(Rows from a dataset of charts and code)
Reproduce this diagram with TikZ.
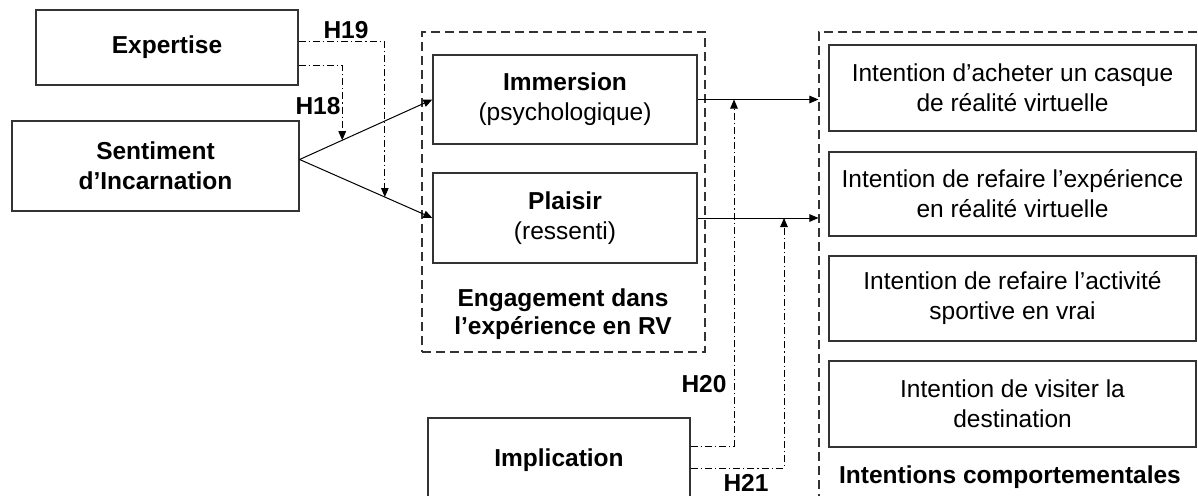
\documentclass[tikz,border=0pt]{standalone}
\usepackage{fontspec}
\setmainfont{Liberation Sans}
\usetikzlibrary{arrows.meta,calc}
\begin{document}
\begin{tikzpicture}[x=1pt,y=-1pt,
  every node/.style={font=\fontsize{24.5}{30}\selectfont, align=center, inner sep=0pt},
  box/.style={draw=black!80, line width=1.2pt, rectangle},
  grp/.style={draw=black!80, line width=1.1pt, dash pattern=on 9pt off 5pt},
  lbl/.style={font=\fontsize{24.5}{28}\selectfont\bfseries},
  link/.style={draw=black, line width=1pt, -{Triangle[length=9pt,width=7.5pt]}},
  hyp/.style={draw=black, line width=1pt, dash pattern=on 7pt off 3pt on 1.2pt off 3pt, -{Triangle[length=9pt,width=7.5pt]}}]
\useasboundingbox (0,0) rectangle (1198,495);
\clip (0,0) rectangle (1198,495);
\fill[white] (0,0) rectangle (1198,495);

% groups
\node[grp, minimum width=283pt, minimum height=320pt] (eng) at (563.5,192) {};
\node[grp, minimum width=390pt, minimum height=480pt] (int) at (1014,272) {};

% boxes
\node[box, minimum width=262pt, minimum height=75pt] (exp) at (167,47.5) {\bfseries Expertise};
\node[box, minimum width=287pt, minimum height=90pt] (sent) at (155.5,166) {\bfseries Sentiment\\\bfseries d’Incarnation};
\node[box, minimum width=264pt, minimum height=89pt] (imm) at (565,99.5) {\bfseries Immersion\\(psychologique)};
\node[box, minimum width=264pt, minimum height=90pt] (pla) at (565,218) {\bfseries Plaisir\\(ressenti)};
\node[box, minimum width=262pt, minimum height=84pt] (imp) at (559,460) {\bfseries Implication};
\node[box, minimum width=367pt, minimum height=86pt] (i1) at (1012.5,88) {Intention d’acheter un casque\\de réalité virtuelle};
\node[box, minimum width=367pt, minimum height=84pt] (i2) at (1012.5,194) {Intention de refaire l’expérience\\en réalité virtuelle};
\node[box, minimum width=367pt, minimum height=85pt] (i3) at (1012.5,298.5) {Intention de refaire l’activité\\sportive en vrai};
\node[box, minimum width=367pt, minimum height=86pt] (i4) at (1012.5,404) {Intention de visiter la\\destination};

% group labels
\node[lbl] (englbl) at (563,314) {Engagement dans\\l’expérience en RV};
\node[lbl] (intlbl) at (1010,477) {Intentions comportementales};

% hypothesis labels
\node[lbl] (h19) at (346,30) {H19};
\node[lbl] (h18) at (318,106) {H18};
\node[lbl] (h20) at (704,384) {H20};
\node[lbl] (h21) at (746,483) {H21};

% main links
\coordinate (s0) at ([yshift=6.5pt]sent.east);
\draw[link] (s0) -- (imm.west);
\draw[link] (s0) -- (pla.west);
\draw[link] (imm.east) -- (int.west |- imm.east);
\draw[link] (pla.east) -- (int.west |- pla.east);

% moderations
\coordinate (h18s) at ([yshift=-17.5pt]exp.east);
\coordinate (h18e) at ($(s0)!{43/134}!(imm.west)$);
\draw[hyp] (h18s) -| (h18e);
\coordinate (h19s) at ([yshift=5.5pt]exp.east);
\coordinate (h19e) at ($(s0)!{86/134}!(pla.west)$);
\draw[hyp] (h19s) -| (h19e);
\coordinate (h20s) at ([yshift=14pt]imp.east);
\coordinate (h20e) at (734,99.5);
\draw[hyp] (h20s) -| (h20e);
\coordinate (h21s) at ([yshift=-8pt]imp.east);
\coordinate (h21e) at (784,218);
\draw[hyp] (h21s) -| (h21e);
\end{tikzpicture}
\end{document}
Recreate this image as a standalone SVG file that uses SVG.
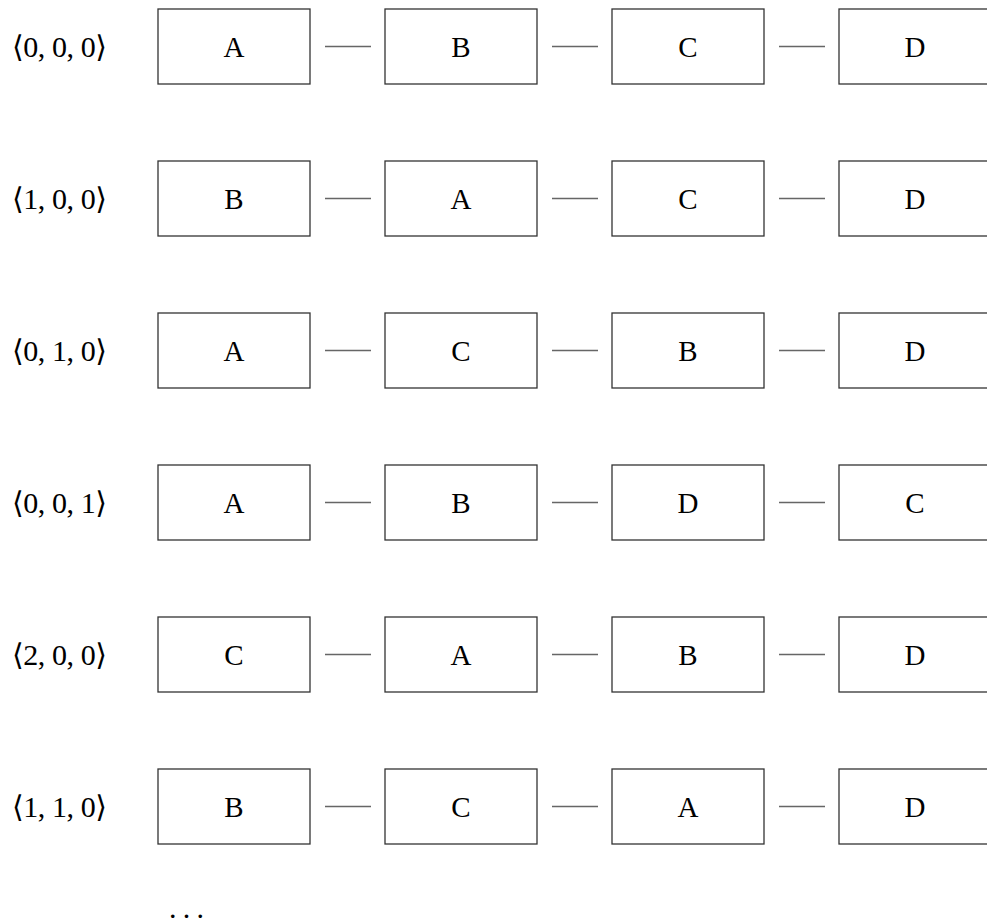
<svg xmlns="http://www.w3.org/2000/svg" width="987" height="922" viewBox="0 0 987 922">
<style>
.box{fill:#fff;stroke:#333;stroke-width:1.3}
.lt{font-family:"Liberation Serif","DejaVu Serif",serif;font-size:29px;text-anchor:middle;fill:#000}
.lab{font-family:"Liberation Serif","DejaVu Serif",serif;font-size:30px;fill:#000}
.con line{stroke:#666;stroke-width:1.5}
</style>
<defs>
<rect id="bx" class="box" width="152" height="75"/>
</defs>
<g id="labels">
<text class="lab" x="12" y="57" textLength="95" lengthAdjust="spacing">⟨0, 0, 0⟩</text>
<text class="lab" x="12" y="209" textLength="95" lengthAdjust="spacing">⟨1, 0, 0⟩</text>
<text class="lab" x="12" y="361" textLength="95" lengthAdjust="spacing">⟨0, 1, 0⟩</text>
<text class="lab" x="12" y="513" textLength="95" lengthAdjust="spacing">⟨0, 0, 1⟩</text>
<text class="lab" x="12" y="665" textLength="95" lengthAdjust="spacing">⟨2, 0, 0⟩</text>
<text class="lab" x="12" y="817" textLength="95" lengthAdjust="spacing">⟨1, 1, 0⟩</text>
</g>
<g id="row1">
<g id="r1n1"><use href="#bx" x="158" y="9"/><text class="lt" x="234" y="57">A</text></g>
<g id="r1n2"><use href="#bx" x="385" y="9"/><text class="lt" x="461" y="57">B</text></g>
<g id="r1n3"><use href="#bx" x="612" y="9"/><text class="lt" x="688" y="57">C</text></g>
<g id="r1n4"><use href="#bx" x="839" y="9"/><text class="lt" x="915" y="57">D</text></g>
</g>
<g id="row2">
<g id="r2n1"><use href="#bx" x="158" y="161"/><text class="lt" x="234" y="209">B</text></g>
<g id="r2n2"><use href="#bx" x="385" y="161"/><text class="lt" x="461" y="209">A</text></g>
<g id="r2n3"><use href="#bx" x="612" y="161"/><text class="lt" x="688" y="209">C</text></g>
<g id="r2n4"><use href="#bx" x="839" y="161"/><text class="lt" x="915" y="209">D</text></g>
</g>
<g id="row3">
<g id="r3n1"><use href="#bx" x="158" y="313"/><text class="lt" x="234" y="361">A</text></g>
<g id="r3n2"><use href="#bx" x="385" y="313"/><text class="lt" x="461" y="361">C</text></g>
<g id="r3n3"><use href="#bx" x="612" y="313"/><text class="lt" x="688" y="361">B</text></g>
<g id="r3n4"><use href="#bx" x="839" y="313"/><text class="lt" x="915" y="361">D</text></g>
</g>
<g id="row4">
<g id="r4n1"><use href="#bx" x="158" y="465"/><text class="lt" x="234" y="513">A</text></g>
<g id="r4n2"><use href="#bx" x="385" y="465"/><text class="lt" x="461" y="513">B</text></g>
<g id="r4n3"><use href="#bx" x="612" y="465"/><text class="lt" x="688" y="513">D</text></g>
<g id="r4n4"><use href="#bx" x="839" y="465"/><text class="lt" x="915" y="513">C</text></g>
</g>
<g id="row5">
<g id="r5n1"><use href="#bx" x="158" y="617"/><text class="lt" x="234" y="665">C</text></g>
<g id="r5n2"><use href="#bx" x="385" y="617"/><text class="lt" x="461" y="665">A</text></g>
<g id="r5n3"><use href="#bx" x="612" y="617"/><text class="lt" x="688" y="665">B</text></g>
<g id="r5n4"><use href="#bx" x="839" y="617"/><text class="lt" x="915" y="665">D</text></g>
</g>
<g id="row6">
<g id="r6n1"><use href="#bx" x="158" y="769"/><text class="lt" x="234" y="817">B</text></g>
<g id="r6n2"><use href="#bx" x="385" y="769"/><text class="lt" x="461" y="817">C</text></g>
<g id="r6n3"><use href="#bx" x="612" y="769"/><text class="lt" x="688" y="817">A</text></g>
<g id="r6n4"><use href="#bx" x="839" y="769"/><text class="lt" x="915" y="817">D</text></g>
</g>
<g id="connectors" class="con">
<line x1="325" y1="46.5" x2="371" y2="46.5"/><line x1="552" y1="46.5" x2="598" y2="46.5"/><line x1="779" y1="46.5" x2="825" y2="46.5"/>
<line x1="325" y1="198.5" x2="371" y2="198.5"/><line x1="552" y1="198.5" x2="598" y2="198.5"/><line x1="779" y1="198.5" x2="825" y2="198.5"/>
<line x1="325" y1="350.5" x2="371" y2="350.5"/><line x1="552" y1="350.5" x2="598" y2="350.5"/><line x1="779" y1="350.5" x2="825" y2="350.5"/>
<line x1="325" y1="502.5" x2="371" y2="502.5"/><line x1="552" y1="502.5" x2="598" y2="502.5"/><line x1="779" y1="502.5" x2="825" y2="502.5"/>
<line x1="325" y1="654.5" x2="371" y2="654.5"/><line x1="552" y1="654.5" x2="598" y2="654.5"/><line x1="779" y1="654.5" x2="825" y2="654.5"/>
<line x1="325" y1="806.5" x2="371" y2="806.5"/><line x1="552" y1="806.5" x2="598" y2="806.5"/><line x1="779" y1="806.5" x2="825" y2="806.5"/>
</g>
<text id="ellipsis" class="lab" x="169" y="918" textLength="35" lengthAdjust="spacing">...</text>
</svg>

*What the task asks*
Repeat the lines above, starting at the first and stopping after the line that holds "minimum width=390pt, minimum", with the pictures left out.

*Expected answer*
Reproduce this diagram with TikZ.
\documentclass[tikz,border=0pt]{standalone}
\usepackage{fontspec}
\setmainfont{Liberation Sans}
\usetikzlibrary{arrows.meta,calc}
\begin{document}
\begin{tikzpicture}[x=1pt,y=-1pt,
  every node/.style={font=\fontsize{24.5}{30}\selectfont, align=center, inner sep=0pt},
  box/.style={draw=black!80, line width=1.2pt, rectangle},
  grp/.style={draw=black!80, line width=1.1pt, dash pattern=on 9pt off 5pt},
  lbl/.style={font=\fontsize{24.5}{28}\selectfont\bfseries},
  link/.style={draw=black, line width=1pt, -{Triangle[length=9pt,width=7.5pt]}},
  hyp/.style={draw=black, line width=1pt, dash pattern=on 7pt off 3pt on 1.2pt off 3pt, -{Triangle[length=9pt,width=7.5pt]}}]
\useasboundingbox (0,0) rectangle (1198,495);
\clip (0,0) rectangle (1198,495);
\fill[white] (0,0) rectangle (1198,495);

% groups
\node[grp, minimum width=283pt, minimum height=320pt] (eng) at (563.5,192) {};
\node[grp, minimum width=390pt, minimum height=480pt] (int) at (1014,272) {};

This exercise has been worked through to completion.